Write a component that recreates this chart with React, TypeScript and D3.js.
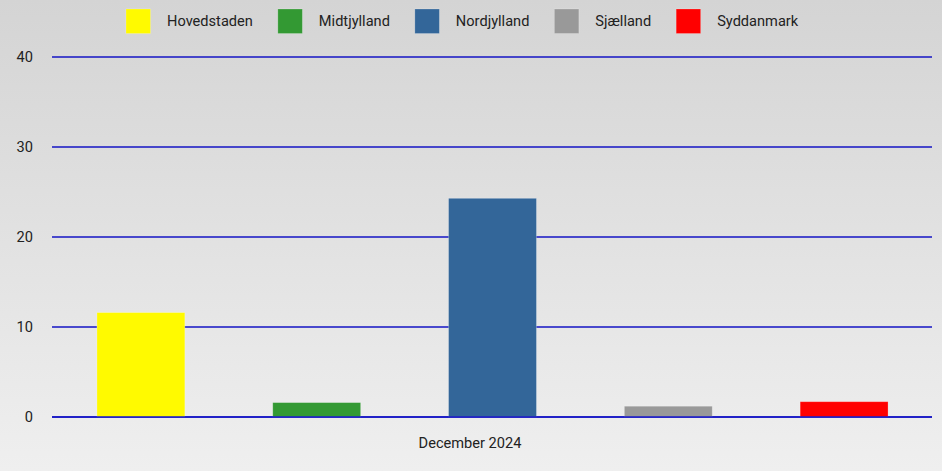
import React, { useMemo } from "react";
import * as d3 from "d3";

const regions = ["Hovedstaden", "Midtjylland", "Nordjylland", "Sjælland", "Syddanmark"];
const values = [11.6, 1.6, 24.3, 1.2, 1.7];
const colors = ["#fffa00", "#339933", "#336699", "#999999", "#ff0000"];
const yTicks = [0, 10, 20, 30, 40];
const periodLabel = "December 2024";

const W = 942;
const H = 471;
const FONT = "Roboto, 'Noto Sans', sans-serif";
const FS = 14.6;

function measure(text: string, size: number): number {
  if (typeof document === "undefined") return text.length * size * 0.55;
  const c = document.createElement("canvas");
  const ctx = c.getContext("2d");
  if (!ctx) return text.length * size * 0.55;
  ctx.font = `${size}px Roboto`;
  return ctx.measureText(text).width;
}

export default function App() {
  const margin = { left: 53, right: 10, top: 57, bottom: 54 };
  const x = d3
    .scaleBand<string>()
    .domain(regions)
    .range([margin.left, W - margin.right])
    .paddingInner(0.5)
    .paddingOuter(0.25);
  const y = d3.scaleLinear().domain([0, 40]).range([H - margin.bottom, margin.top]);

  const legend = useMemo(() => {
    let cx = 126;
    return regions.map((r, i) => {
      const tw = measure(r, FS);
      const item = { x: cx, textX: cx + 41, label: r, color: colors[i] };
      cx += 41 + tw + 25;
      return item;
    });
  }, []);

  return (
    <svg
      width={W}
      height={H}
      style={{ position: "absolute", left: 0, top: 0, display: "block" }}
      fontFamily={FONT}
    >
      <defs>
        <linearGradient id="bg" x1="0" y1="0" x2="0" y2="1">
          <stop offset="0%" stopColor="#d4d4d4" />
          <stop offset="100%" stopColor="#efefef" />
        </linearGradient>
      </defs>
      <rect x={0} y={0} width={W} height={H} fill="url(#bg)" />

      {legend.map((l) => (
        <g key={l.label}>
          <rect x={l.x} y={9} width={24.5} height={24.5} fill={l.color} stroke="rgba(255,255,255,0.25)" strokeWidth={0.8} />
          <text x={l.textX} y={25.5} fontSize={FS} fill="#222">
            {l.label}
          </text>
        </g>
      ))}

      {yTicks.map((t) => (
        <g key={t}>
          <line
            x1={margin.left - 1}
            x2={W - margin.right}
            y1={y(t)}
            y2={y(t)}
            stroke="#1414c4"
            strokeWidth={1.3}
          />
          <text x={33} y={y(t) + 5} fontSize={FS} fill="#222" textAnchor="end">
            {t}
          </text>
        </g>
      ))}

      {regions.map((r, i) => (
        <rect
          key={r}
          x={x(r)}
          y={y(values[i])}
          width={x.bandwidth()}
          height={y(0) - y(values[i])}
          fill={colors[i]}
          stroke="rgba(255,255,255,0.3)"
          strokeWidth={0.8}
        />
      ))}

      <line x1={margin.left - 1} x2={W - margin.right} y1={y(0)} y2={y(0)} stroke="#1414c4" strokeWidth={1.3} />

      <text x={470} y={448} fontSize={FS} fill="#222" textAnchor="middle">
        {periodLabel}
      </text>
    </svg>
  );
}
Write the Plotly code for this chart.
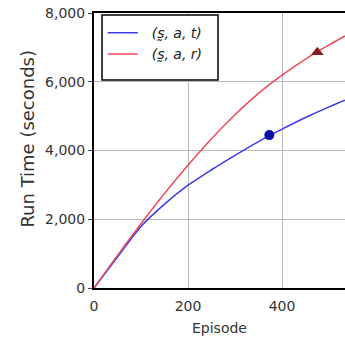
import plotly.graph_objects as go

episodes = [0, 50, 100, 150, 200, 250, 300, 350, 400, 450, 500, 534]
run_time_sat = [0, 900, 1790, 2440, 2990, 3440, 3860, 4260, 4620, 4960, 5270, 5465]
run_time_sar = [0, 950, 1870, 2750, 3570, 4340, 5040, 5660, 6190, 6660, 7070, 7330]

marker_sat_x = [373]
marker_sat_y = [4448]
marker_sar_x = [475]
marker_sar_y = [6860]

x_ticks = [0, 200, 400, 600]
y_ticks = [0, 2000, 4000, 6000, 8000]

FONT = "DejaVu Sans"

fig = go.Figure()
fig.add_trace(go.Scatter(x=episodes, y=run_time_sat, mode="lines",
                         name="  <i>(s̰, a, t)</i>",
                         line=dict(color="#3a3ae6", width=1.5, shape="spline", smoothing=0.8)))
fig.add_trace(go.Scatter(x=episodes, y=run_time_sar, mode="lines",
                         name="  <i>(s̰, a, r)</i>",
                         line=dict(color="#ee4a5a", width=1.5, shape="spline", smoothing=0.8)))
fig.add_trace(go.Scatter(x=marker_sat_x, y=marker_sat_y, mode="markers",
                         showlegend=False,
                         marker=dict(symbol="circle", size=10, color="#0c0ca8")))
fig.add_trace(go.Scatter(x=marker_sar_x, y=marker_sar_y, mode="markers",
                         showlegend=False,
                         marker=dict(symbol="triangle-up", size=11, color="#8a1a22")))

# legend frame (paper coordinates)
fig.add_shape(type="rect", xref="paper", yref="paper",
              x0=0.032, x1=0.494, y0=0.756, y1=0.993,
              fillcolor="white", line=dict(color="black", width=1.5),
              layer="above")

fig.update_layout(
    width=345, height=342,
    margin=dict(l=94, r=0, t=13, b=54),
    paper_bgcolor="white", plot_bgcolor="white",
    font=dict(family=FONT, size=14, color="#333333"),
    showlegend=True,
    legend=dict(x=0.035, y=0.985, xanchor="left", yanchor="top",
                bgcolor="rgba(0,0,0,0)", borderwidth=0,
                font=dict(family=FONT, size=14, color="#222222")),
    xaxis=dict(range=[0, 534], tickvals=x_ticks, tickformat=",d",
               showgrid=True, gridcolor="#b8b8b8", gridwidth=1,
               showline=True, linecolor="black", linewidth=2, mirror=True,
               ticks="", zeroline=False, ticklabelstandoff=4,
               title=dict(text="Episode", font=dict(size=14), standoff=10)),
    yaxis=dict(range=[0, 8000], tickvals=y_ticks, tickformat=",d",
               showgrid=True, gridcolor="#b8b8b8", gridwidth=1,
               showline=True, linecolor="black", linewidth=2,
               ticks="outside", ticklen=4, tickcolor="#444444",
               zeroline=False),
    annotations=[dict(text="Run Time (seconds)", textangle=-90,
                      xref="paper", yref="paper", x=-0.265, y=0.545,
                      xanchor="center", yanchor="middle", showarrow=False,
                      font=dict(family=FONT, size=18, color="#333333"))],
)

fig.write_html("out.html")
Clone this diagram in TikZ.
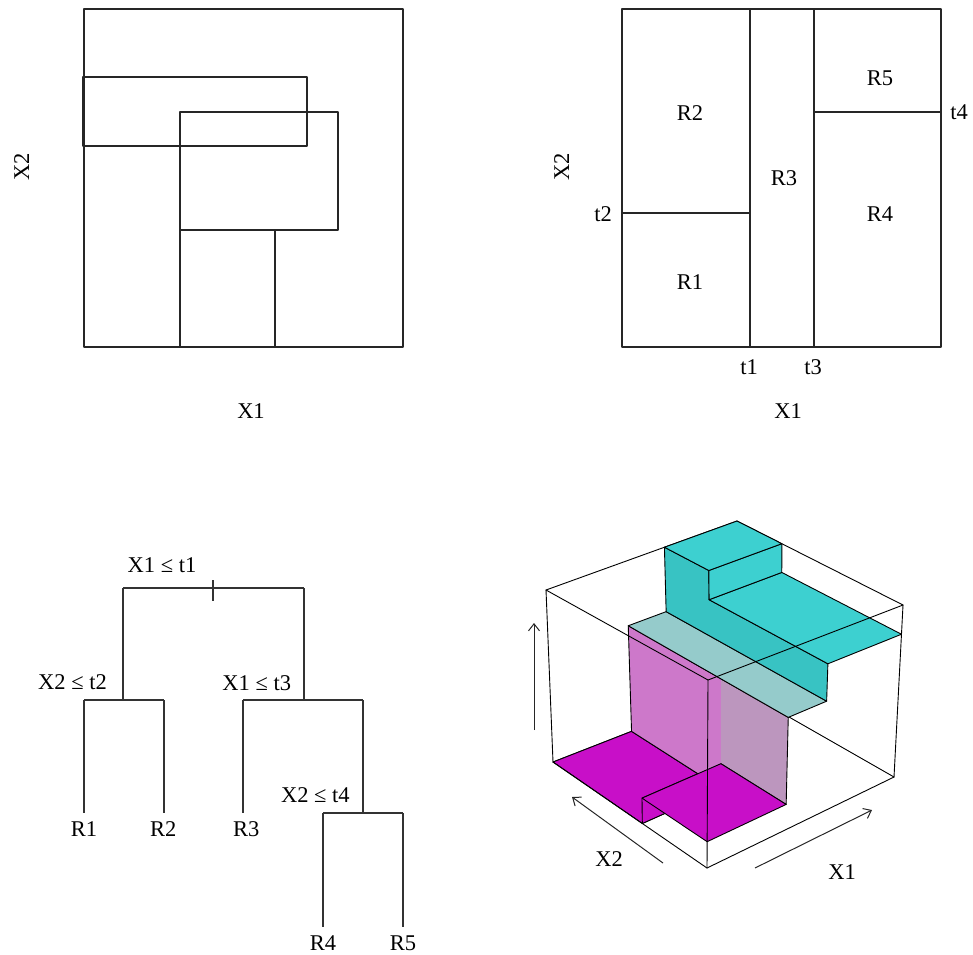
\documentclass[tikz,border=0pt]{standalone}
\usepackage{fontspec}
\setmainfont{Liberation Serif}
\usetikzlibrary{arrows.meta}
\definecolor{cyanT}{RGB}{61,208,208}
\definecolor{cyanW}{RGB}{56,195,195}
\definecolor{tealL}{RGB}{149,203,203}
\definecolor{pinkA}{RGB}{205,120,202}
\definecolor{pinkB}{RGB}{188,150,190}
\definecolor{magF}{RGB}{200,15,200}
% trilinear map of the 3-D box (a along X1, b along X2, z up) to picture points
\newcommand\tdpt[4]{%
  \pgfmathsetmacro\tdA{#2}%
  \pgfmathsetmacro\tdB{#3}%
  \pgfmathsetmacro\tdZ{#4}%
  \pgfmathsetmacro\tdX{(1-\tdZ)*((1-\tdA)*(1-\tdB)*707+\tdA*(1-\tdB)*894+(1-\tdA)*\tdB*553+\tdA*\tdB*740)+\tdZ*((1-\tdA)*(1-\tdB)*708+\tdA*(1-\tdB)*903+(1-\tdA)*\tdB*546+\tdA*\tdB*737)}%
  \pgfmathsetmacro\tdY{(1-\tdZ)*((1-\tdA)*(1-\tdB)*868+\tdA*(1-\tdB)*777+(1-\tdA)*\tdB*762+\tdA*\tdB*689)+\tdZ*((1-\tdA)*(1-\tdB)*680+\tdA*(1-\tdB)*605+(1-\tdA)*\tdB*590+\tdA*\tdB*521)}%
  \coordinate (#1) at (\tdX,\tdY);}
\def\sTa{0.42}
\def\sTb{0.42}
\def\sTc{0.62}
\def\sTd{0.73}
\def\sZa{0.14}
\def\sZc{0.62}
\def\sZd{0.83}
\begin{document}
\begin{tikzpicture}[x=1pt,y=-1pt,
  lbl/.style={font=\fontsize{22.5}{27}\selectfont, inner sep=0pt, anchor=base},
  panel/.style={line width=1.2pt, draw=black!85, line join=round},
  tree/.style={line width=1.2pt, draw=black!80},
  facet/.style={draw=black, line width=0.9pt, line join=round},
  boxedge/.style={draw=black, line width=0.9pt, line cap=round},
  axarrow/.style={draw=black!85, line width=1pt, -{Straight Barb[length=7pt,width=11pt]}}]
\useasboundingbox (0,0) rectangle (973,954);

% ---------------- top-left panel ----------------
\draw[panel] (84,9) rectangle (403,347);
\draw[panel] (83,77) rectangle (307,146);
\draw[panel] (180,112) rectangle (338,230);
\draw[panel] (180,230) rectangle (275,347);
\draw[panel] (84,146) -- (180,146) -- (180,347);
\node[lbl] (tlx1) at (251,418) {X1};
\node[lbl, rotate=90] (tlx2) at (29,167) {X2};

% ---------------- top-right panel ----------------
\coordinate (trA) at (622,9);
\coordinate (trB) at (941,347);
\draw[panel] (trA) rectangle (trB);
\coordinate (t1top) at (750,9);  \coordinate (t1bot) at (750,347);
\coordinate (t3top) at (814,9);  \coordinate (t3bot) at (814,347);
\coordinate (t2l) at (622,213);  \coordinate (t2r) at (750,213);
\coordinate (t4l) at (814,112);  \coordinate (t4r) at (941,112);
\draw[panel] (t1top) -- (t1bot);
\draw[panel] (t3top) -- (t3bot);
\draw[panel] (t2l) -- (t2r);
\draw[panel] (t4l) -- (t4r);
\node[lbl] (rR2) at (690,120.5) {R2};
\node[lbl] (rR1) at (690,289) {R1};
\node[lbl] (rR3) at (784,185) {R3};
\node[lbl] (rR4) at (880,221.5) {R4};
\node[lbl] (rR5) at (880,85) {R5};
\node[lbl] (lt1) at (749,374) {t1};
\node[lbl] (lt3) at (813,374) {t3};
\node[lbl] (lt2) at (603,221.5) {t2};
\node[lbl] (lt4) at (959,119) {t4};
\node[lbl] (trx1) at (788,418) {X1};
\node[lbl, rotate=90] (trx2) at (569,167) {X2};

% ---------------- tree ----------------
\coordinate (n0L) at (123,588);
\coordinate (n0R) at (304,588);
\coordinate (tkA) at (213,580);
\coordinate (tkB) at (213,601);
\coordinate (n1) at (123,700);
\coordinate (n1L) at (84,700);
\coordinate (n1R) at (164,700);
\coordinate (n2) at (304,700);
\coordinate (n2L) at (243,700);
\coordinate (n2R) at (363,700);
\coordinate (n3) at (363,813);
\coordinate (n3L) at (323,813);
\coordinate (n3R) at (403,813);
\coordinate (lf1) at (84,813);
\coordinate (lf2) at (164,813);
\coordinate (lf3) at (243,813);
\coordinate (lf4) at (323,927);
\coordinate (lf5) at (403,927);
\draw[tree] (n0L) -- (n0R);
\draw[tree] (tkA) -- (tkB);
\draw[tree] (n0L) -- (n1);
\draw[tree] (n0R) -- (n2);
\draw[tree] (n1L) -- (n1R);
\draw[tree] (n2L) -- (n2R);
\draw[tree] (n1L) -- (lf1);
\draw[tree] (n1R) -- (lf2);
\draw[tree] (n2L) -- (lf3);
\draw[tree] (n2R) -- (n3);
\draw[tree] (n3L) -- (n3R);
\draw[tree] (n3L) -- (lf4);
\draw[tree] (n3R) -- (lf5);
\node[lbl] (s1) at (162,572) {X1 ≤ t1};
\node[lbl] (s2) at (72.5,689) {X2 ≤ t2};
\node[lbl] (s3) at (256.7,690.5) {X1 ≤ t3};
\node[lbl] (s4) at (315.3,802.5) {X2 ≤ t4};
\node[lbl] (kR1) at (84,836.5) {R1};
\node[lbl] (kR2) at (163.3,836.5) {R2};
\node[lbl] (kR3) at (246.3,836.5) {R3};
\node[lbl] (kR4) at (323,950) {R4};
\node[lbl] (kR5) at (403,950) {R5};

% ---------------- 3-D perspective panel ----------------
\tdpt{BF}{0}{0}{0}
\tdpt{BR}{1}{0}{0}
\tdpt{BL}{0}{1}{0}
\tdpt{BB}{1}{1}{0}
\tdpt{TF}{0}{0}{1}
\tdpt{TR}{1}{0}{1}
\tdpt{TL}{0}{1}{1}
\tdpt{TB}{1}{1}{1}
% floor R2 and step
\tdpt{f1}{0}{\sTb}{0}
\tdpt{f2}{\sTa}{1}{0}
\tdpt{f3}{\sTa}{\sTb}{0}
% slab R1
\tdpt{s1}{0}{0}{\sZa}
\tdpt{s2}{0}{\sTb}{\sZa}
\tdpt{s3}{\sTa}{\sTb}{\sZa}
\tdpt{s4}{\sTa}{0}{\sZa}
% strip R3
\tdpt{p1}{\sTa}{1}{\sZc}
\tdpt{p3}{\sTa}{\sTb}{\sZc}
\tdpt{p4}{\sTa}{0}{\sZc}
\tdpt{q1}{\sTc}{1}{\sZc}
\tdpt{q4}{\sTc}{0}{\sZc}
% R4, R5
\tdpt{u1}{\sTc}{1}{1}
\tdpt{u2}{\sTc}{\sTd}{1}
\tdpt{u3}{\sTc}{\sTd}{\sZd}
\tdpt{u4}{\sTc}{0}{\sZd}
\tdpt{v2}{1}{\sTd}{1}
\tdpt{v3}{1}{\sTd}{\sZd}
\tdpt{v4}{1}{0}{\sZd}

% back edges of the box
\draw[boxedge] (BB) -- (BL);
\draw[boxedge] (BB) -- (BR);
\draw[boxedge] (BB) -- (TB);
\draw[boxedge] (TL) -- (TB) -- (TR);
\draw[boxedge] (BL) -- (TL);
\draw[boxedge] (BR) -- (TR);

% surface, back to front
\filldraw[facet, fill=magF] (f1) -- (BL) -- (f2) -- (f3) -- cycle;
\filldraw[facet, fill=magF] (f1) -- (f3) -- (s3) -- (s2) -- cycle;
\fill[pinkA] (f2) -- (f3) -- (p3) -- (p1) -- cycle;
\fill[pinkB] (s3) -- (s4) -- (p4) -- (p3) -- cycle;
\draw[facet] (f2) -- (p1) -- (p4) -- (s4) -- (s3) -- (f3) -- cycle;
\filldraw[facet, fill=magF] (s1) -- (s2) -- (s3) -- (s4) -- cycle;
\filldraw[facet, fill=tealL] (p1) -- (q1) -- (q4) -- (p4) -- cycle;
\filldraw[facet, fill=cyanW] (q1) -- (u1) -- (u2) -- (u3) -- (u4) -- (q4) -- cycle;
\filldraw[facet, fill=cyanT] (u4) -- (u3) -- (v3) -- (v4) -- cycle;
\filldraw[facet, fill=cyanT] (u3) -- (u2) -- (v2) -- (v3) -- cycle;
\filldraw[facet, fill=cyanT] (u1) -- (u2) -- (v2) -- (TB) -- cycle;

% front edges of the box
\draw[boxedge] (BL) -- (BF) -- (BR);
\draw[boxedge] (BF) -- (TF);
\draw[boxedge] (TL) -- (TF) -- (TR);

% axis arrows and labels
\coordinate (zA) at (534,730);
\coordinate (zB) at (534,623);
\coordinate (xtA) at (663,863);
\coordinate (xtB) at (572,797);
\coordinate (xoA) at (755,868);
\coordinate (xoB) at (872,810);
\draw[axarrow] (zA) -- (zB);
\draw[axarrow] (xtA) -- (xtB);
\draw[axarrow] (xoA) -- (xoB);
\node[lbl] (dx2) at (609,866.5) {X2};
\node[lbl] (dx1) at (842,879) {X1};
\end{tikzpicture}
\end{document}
______
● INSTRUCTION
Leave out the pictures and repeat exactly the lines from the start of the material through the line that contains "const FS = 14.6;", both included.

● EXERCISE RESPONSE
Write a component that recreates this chart with React, TypeScript and D3.js.
import React, { useMemo } from "react";
import * as d3 from "d3";

const regions = ["Hovedstaden", "Midtjylland", "Nordjylland", "Sjælland", "Syddanmark"];
const values = [11.6, 1.6, 24.3, 1.2, 1.7];
const colors = ["#fffa00", "#339933", "#336699", "#999999", "#ff0000"];
const yTicks = [0, 10, 20, 30, 40];
const periodLabel = "December 2024";

const W = 942;
const H = 471;
const FONT = "Roboto, 'Noto Sans', sans-serif";
const FS = 14.6;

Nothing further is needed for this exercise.